Salah satu bukti yang mendukung teori ini adalah ditemukannya makam
Malik As-Saleh dengan angka 1297. Nama asli Malik As-Saleh sebelum masuk Islam
adalah Marah Silu. Ia merupakan pendiri Kesultanan Samudera Pasai di Aceh.
Dikutip dari buku Arkeologi Islam Nusantara (2009) karya Uka Tjandrasasmita,
corak batu nisan Sultan Malik As-Saleh memiliki kemiripan dengan corak batu
nisan di Gujarat.

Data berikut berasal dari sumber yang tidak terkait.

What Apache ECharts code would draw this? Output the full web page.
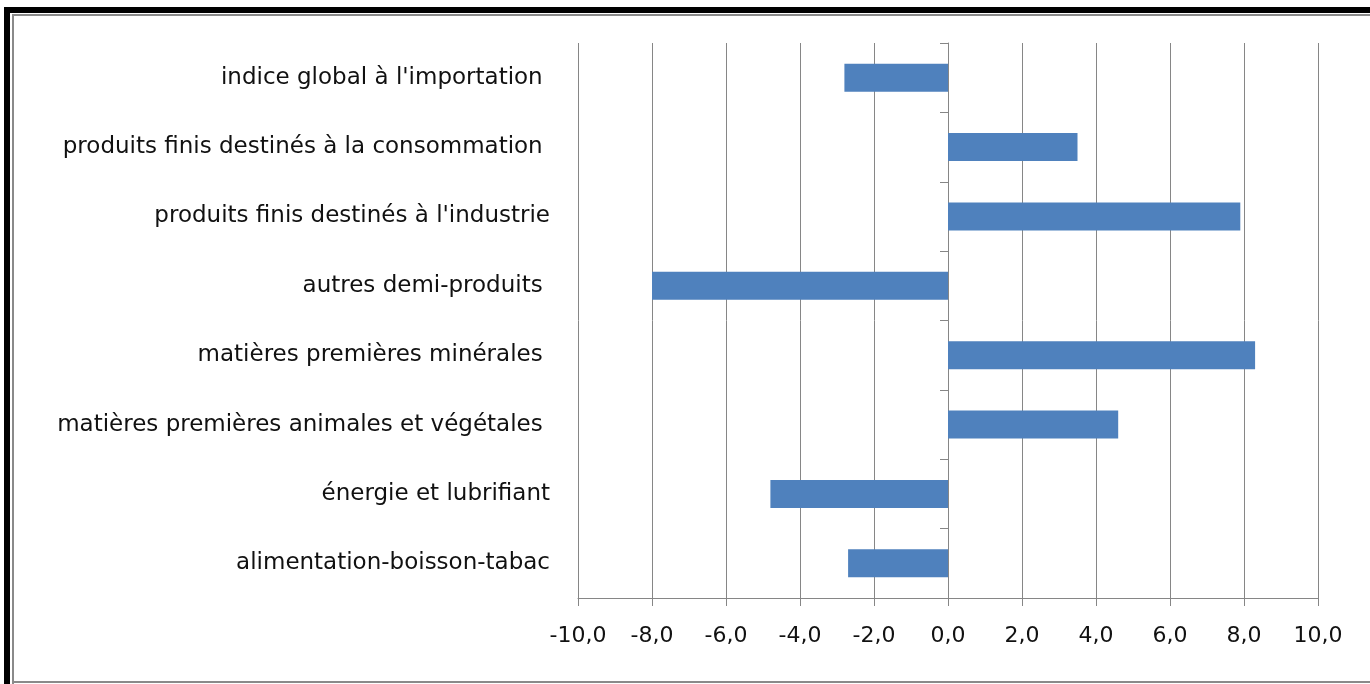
<!DOCTYPE html>
<html lang="fr">
<head>
<meta charset="UTF-8">
<script src="https://cdn.jsdelivr.net/npm/echarts@6/dist/echarts.min.js"></script>
<style>
  html, body { margin: 0; padding: 0; background: #fff; }
  #wrap { position: relative; width: 1370px; height: 684px; overflow: hidden; }
  /* cadre noir + filet gris */
  #b-top { position: absolute; left: 4px; top: 7px; width: 1366px; height: 6px; background: #000; }
  #b-left { position: absolute; left: 4px; top: 7px; width: 6px; height: 677px; background: #000; }
  #g-top { position: absolute; left: 12px; top: 14px; width: 1358px; height: 2px; background: #8a8a8a; }
  #g-left { position: absolute; left: 12px; top: 14px; width: 2px; height: 670px; background: #8a8a8a; }
  #g-bot { position: absolute; left: 12px; top: 681px; width: 1358px; height: 2px; background: #8a8a8a; }
  #chart { position: absolute; left: 0; top: 0; width: 1370px; height: 684px; }
</style>
</head>
<body>
<div id="wrap">
  <div id="chart"></div>
  <div id="b-top"></div><div id="b-left"></div>
  <div id="g-top"></div><div id="g-left"></div><div id="g-bot"></div>
</div>
<script>
// catégories (de haut en bas)
const categories = [
  "indice global à l'importation ",
  "produits finis destinés à la consommation ",
  "produits finis destinés à l'industrie",
  "autres demi-produits ",
  "matières premières minérales ",
  "matières premières animales et végétales ",
  "énergie et lubrifiant",
  "alimentation-boisson-tabac"
];
// variation (%)
const values = [-2.8, 3.5, 7.9, -8.0, 8.3, 4.6, -4.8, -2.7];
const xMin = -10, xMax = 10, xStep = 2;

const chart = echarts.init(document.getElementById('chart'));
const grey = '#868686';
const font = 'DejaVu Sans';
chart.setOption({
  animation: false,
  grid: { left: 578, right: 52, top: 43, bottom: 86, outerBoundsMode: 'none', containLabel: false },
  xAxis: {
    type: 'value', min: xMin, max: xMax, interval: xStep,
    axisLine: { show: true, onZero: false, lineStyle: { color: grey, width: 1 } },
    axisTick: { show: true, length: 8, lineStyle: { color: grey } },
    splitLine: { show: true, lineStyle: { color: grey, width: 1 } },
    axisLabel: {
      margin: 27, color: '#111', fontSize: 22, fontFamily: font,
      formatter: v => v.toFixed(1).replace('.', ',')
    }
  },
  yAxis: {
    type: 'category', data: categories, inverse: true,
    axisLine: { show: true, onZero: true, lineStyle: { color: grey, width: 1 } },
    axisTick: { show: true, length: 8, lineStyle: { color: grey } },
    splitLine: { show: false },
    axisLabel: { margin: 28, color: '#111', fontSize: 23, fontFamily: font }
  },
  series: [{
    type: 'bar', data: values, barWidth: 28,
    itemStyle: { color: '#4f81bd' }
  }]
});
</script>
</body>
</html>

Selain itu, hubungan dagang antara Nusantara dengan India
telah lama terjalin Ditemukan pula batu nisan lain di pesisir utara Sumatera
bertanggal 17 Dzulhijjah 831 H atau 27 September 1428 M. Makam ini memiliki
batu nisan serupa dari Cambay, Gujarat, dan menjadi nisan pula untuk makam
Maulana Malik Ibrahim, salah satu Walisongo, yang wafat tahun 1419.
2.
Teori
Arab (Mekah)
Teori selanjutnya tentang masuknya Islam di Indonesia diperkirakan
berasal dari Timur Tengah, tepatnya Arab. Teori Arab (Mekah) ini didukung oleh
J.C. van Leur, Anthony H. Johns, T.W. Arnold, hingga Abdul Malik Karim Amrullah
atau Buya Hamka. Menurut Buya Hamka, Islam sudah menyebar di Nusantara sejak
abad 7 M. Hamka dalam bukunya berjudul Sejarah Umat Islam (1997) menjelaskan
salah satu bukti yang menunjukkan bahwa Islam masuk ke Nusantara dari orang-orang
Arab. Bukti yang diajukan Hamka adalah naskah kuno dari Cina yang menyebutkan
bahwa sekelompok bangsa Arab telah bermukim di kawasan Pantai Barat Sumatera
pada 625 M.
Di kawasan yang pernah dikuasai Kerajaan Sriwijaya itu juga
ditemukan nisan kuno bertuliskan nama Syekh Rukunuddin, wafat tahun 672 M.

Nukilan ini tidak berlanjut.